Riot Wombles won’t make the slightest difference to them – I do wonder if freshly cleaned streets may just become a canvas for another smear of destruction. And here’s the problem with the Big Society: it’s got nothing to do with government, it’s already there and it’s already helping itself. But, for those who fall outside the normal social order there aren’t enough Wombles to sweep that problem away.
Billy Bragg has written many great songs, all delivered in his distinct clarion style. Many continue to be as relevant as ever, with one of the songs early from his career currently ringing loud in our ears: It Says Here.

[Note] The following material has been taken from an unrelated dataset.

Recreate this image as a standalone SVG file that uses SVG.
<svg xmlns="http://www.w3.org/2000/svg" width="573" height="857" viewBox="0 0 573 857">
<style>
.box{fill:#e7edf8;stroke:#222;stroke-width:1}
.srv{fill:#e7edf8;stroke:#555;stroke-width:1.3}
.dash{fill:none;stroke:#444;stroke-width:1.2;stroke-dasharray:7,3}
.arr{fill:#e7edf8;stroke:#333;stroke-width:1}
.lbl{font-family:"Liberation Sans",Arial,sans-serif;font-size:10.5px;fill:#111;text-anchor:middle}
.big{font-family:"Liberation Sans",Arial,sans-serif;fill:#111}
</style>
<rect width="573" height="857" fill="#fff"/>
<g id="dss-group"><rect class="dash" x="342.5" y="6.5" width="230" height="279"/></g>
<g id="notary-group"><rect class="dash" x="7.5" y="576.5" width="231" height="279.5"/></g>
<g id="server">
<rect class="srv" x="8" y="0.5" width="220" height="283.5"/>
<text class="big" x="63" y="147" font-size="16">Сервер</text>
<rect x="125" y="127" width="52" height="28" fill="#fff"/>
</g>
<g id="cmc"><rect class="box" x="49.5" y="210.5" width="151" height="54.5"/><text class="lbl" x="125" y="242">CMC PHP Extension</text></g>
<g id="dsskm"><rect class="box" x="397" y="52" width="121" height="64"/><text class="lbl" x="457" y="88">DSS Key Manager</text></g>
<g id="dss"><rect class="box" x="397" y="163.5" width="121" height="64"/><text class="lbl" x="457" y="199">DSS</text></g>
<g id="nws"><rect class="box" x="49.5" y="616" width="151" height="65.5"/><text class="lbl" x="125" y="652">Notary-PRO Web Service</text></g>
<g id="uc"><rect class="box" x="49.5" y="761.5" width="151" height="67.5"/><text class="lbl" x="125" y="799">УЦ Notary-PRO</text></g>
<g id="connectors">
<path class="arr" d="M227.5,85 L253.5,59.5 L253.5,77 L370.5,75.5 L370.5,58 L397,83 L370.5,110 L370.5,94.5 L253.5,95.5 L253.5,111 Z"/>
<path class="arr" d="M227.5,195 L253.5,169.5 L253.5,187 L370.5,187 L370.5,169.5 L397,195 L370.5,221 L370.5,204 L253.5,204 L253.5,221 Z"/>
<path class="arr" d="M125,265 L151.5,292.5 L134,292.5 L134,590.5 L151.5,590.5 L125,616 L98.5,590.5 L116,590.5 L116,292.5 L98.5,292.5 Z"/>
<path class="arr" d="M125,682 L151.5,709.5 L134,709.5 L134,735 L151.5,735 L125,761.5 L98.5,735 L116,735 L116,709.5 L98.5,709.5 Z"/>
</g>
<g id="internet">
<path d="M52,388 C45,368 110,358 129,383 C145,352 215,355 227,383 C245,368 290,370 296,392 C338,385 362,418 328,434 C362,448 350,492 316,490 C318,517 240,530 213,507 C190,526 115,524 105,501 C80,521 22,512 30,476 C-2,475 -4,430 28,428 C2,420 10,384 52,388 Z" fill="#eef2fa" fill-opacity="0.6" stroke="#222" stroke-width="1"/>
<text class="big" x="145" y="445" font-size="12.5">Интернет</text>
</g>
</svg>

Sure, it speaks of a time when the “Tory press” was an identifiable movement, a blocker to the left’s attempts to advance. And, sure, the Tory press was really the Murdoch press, the News International machine that has come to dominate British media far beyond the old days of newspaper magnates. But it still has significance (even if that has gone beyond the Left/Right divide – see Tom Baldwin’s memo to the opposition front bench: http://order-order.com/2011/07/06/what-happened-to-baldwins-memo). And Bragg’s polemic seems so very appropriate, even nearly 30 years on.
As the News of the World has been forced into a kamikaze tailspin, we have seen a sudden politicisation of celebrity views. It’s funny, isn’t it: people whose professional lives necessarily rely on the exploitation of the wider populace have become vocal opponents that very exploitation that has actually been part of their careers.
This isn’t an excuse of the ethics – or lack of – of the red top press in its insatiable need to sell more and more stories of celeb tittle-tattle, but the fact that, as outraged as Hugh Grant may have become on Question Time
or Steve Coogan getting all righteous at Paul McMullen on Newsnight
may be, the creation of the celebrity as we know it today, and with it the influence, money and lifestyle of that culture, has grown handsomely with the filth and fury of the tabloid press.
But, rather than getting so conveniently indignant at the News of the Screws, ought we to examine both the willingness of celebrities to milk their public for all they’re worth and the rapid and rabid consumption by the people of so much of these celeb’s output. Celebrity Dancing on Ice, anyone?
And, of course, celebrity indignation and sanctimony seems only to have become conspicuous following the revelation that News Corp’s finest had stooped to feeding voraciously off the distressed voicemails left for an innocent.
So, should we align ourselves with Grant and Coogan to condemn the viciousness of the gutter press, or ought we to remember that they too are part of that cynical “money and numbers” game?